Embry-Riddle grad student Shavin Pinto, 23, of Sri Lanka, who was on his first trip, said he thought he would be used to seeing poverty coming from a third-world country. But he was amazed by what he saw.
“We saw kids all around that had no water at all. Water was like gold for them,” Pinto said.
Another area group also recently returned from Haiti.
A team of 14 people from Deltona Alliance Church served food to 500 kids at the Kids Against Hunger feeding center in Arcahaie, Haiti. Church members also took 15 suitcases of school supplies from the church for some of the orphanages and schools. The group also painted classrooms and worked on buildings at Children’s Lifeline, which provides assistance to underdeveloped areas in Haiti and at one of their schools.
Jeff Gryboski, a member of the church who organized the mission trip, has personally been to Haiti about 10 times in the past two years, focusing on rebuilding three churches as part of the Christian and Missionary Alliance.

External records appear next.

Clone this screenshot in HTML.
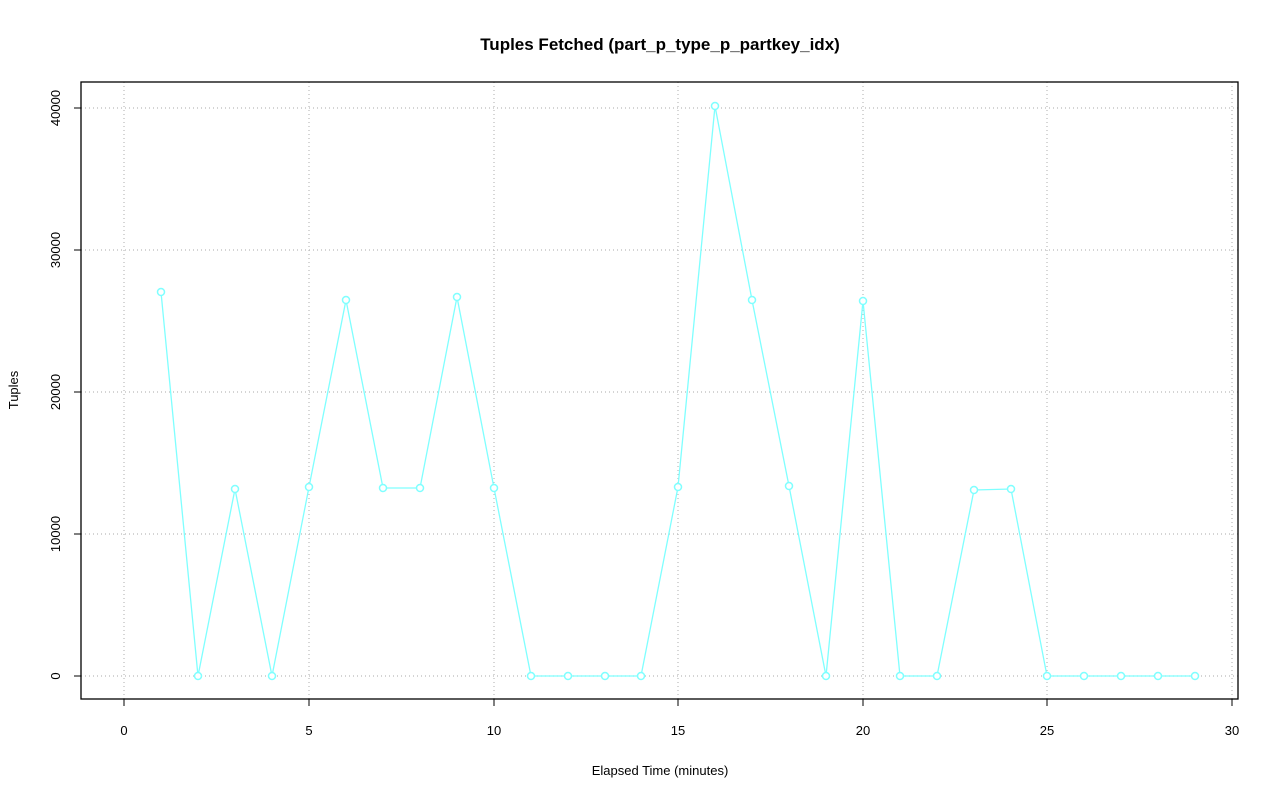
<!DOCTYPE html>
<html><head><meta charset="utf-8"><style>
html,body{margin:0;padding:0;background:#fff;}
svg{display:block;font-family:"Liberation Sans",sans-serif;}
</style></head><body>
<svg width="1280" height="801" viewBox="0 0 1280 801" xmlns="http://www.w3.org/2000/svg">
<rect width="1280" height="801" fill="#fff"/>
<text x="660" y="50" text-anchor="middle" font-size="17" font-weight="bold">Tuples Fetched (part_p_type_p_partkey_idx)</text>
<g stroke="#bbbbbb" stroke-dasharray="1,3" stroke-width="1.2">
<line x1="124" y1="82" x2="124" y2="699"/><line x1="309" y1="82" x2="309" y2="699"/>
<line x1="494" y1="82" x2="494" y2="699"/><line x1="678" y1="82" x2="678" y2="699"/>
<line x1="863" y1="82" x2="863" y2="699"/><line x1="1047" y1="82" x2="1047" y2="699"/>
<line x1="1232" y1="82" x2="1232" y2="699"/>
<line x1="81" y1="676" x2="1238" y2="676"/><line x1="81" y1="534" x2="1238" y2="534"/>
<line x1="81" y1="392" x2="1238" y2="392"/><line x1="81" y1="250" x2="1238" y2="250"/>
<line x1="81" y1="108" x2="1238" y2="108"/>
</g>
<rect x="81" y="82" width="1157" height="617" fill="none" stroke="#000" stroke-width="1.3"/>
<g stroke="#000" stroke-width="1">
<line x1="124" y1="699" x2="1232" y2="699"/>
<line x1="124" y1="699" x2="124" y2="706"/><line x1="309" y1="699" x2="309" y2="706"/>
<line x1="494" y1="699" x2="494" y2="706"/><line x1="678" y1="699" x2="678" y2="706"/>
<line x1="863" y1="699" x2="863" y2="706"/><line x1="1047" y1="699" x2="1047" y2="706"/>
<line x1="1232" y1="699" x2="1232" y2="706"/>
<line x1="81" y1="108" x2="81" y2="676"/>
<line x1="74" y1="676" x2="81" y2="676"/><line x1="74" y1="534" x2="81" y2="534"/>
<line x1="74" y1="392" x2="81" y2="392"/><line x1="74" y1="250" x2="81" y2="250"/>
<line x1="74" y1="108" x2="81" y2="108"/>
</g>
<g font-size="13" text-anchor="middle">
<text x="124" y="735">0</text><text x="309" y="735">5</text><text x="494" y="735">10</text>
<text x="678" y="735">15</text><text x="863" y="735">20</text><text x="1047" y="735">25</text>
<text x="1232" y="735">30</text>
<text transform="translate(60,676) rotate(-90)">0</text>
<text transform="translate(60,534) rotate(-90)">10000</text>
<text transform="translate(60,392) rotate(-90)">20000</text>
<text transform="translate(60,250) rotate(-90)">30000</text>
<text transform="translate(60,108) rotate(-90)">40000</text>
<text x="660" y="775">Elapsed Time (minutes)</text>
<text transform="translate(18,390) rotate(-90)">Tuples</text>
</g>
<polyline fill="none" stroke="#7fffff" stroke-width="1.3" points="161,292 198,676 235,489 272,676 309,487 346,300 383,488 420,488 457,297 494,488 531,676 568,676 605,676 641,676 678,487 715,106 752,300 789,486 826,676 863,301 900,676 937,676 974,490 1011,489 1047,676 1084,676 1121,676 1158,676 1195,676"/>
<g fill="#fff" stroke="#7fffff" stroke-width="1.5">
<circle cx="161" cy="292" r="3.5"/><circle cx="198" cy="676" r="3.5"/><circle cx="235" cy="489" r="3.5"/>
<circle cx="272" cy="676" r="3.5"/><circle cx="309" cy="487" r="3.5"/><circle cx="346" cy="300" r="3.5"/>
<circle cx="383" cy="488" r="3.5"/><circle cx="420" cy="488" r="3.5"/><circle cx="457" cy="297" r="3.5"/>
<circle cx="494" cy="488" r="3.5"/><circle cx="531" cy="676" r="3.5"/><circle cx="568" cy="676" r="3.5"/>
<circle cx="605" cy="676" r="3.5"/><circle cx="641" cy="676" r="3.5"/><circle cx="678" cy="487" r="3.5"/>
<circle cx="715" cy="106" r="3.5"/><circle cx="752" cy="300" r="3.5"/><circle cx="789" cy="486" r="3.5"/>
<circle cx="826" cy="676" r="3.5"/><circle cx="863" cy="301" r="3.5"/><circle cx="900" cy="676" r="3.5"/>
<circle cx="937" cy="676" r="3.5"/><circle cx="974" cy="490" r="3.5"/><circle cx="1011" cy="489" r="3.5"/>
<circle cx="1047" cy="676" r="3.5"/><circle cx="1084" cy="676" r="3.5"/><circle cx="1121" cy="676" r="3.5"/>
<circle cx="1158" cy="676" r="3.5"/><circle cx="1195" cy="676" r="3.5"/>
</g>
</svg>
</body></html>
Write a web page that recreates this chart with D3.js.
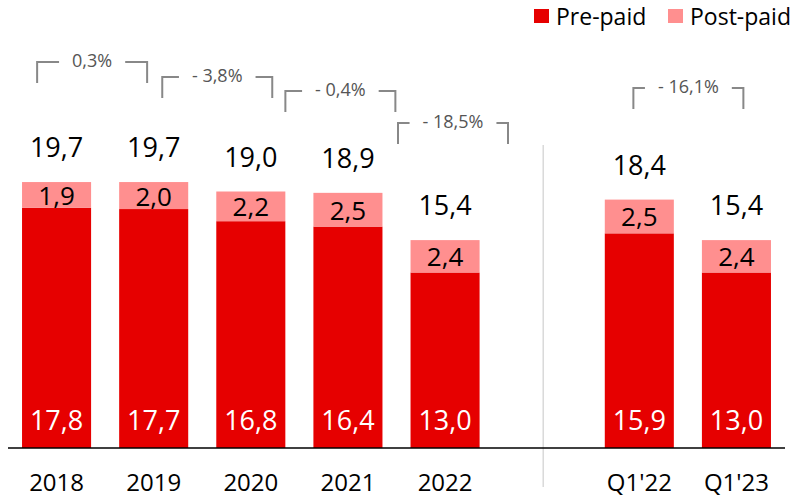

Gryboski, who has a home maintenance service and has worked for general contractors, was joined on this trip by his wife, Sherri, and their oldest child, Noah, 11.
“The whole reason I go is because in scripture it tells us you have to love your neighbor as yourself,” Gryboski said.
Gryboski said he has seen progress in the past two years, though it was initially slow, and there are still tent cities, collapsed buildings and “debris is still evident.”
He has taken one or two individuals from the church to Haiti in the past but this was the first team of this size.